Compute the sum directly using Python’s arbitrary-precision integers.

from math import comb

total = 1 + sum(comb(35, N) * 4 * 3**(N-1) for N in range(1, 36))
print(f"Legal auctions = {total:,}")

The script prints $1{,}574{,}122{,}160{,}956{,}548{,}404{,}565$ , matching the boxed answer.

Extra Credit

If doubling and redoubling are allowed (each immediately after the previous bid by an opponent, and each may be followed by up to two passes before the next move), how many distinct auctions are there?

Solution

The structure of bids is unchanged: $N$ bids are chosen, in strictly increasing rank order, in $\binom{35}{N}$ ways. What changes is what happens between successive moves.

The slot enumeration. Between two adjacent bids, the action options multiply: the bidder of the new bid was preceded by at most two passes ( $3$ pass options), the previous bid could have been doubled and the doubling could have been redoubled, and any double or redouble could itself be followed by up to two passes. Working through the bridge rules, the number of distinct “between-bid” move strings is $21$ , and the auction-closing tail (the moves after the final bid) has $7$ valid forms. The $21$ figure counts the legal arrangements of (pass, double, redouble, pass) where double and redouble must be made by the appropriate side and may each be followed by up to two passes; the $7$ figure counts the legal closing combinations (the final bid stands, or is doubled, or is redoubled, each followed by the appropriate three-pass close).

The counting formula.
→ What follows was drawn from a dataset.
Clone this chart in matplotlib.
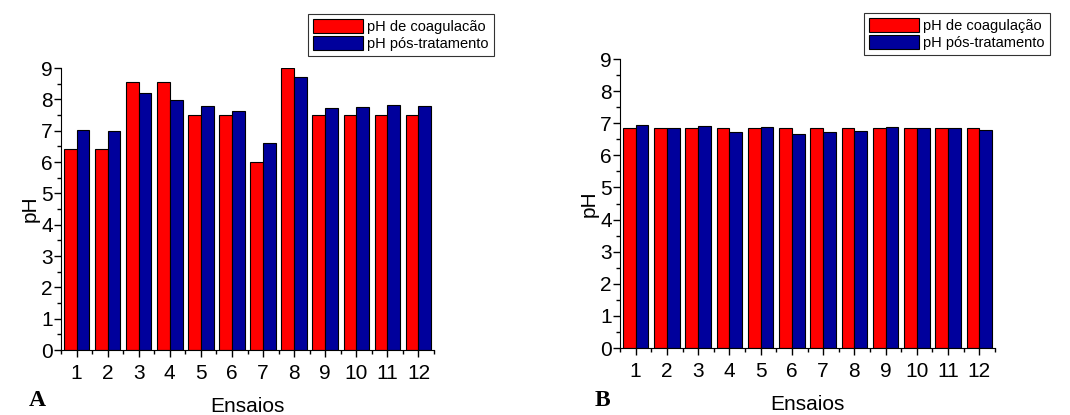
import matplotlib
matplotlib.use('Agg')
import matplotlib.pyplot as plt
import numpy as np
from matplotlib.ticker import MultipleLocator, FixedLocator

# ensaios 1..12
ensaios = np.arange(1, 13)

# painel A
ph_coag_a = [6.4, 6.4, 8.55, 8.55, 7.5, 7.5, 6.0, 9.0, 7.5, 7.5, 7.5, 7.5]
ph_pos_a = [7.03, 6.99, 8.21, 7.99, 7.80, 7.64, 6.62, 8.72, 7.73, 7.76, 7.82, 7.78]

# painel B
ph_coag_b = [6.84, 6.84, 6.84, 6.84, 6.84, 6.84, 6.84, 6.84, 6.84, 6.84, 6.84, 6.84]
ph_pos_b = [6.94, 6.84, 6.91, 6.72, 6.88, 6.65, 6.73, 6.77, 6.88, 6.86, 6.86, 6.80]

RED = '#FF0000'
BLUE = '#00009C'
plt.rcParams['font.family'] = ['Liberation Sans', 'DejaVu Sans']

fig = plt.figure(figsize=(10.7, 4.15), dpi=100)


def painel(rect, coag, pos, letra, letra_xy, leg_rect):
    ax = fig.add_axes(rect)
    w = 0.41
    ax.bar(ensaios - w / 2, coag, width=w, color=RED, edgecolor='black', linewidth=0.8,
           label='pH de coagulacão' if letra == 'A' else 'pH de coagulação')
    ax.bar(ensaios + w / 2, pos, width=w, color=BLUE, edgecolor='black', linewidth=0.8,
           label='pH pós-tratamento')
    ax.set_xlim(0.5, 12.5)
    ax.set_ylim(0, 9)
    ax.spines['top'].set_visible(False)
    ax.spines['right'].set_visible(False)
    ax.set_xticks(ensaios)
    ax.xaxis.set_minor_locator(FixedLocator(np.arange(0.5, 13, 1)))
    ax.yaxis.set_major_locator(MultipleLocator(1))
    ax.yaxis.set_minor_locator(MultipleLocator(0.5))
    ax.tick_params(axis='both', which='major', direction='out', length=5, width=1, labelsize=15)
    ax.tick_params(axis='both', which='minor', direction='out', length=3, width=1)
    ax.tick_params(axis='x', pad=5)
    ax.tick_params(axis='y', pad=1)
    ax.set_xlabel('Ensaios', fontsize=15, labelpad=10)
    ax.set_ylabel('pH', fontsize=15, labelpad=1)
    fig.text(letra_xy[0], letra_xy[1], letra, fontsize=17, fontweight='bold',
             family='Liberation Serif', ha='center', va='center')
    h, l = ax.get_legend_handles_labels()
    leg = fig.legend(h, l, loc='upper left', bbox_to_anchor=leg_rect, fontsize=10.5,
                     frameon=True, fancybox=False, handlelength=3.4, handleheight=1.1,
                     borderpad=0.35, labelspacing=0.15, handletextpad=0.3, borderaxespad=0)
    leg.get_frame().set_edgecolor('black')
    leg.get_frame().set_linewidth(0.8)
    return ax


painel([61 / 1070, 1 - 350 / 415, 373 / 1070, 282 / 415], ph_coag_a, ph_pos_a,
       'A', (37 / 1070, 1 - 400 / 415), (308 / 1070, 1 - 14 / 415))
painel([620 / 1070, 1 - 348 / 415, 375 / 1070, 289 / 415], ph_coag_b, ph_pos_b,
       'B', (602 / 1070, 1 - 400 / 415), (864 / 1070, 1 - 13 / 415))

fig.savefig('out.png', dpi=100)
With those constants, $A_{\text{EC}} \;=\; 1 \;+\; \sum_{N = 1}^{35} \binom{35}{N} \cdot 4 \cdot 21^{N-1} \cdot 7.$ The leading $1$ is again the all-pass opening; the leading $4$ for the moves before the first bid is unchanged (passes only); $21^{N-1}$ counts the between-bid move strings; the $7$ counts the closing tail.

The computation

from math import comb

total = 1 + sum(
    comb(35, N) * 4 * 21**(N-1) * 7
    for N in range(1, 36)
)
print(f"EC auctions = {total:,}")

The script prints the $48$ -digit value displayed in the boxed Extra Credit answer above, matching it digit-for-digit.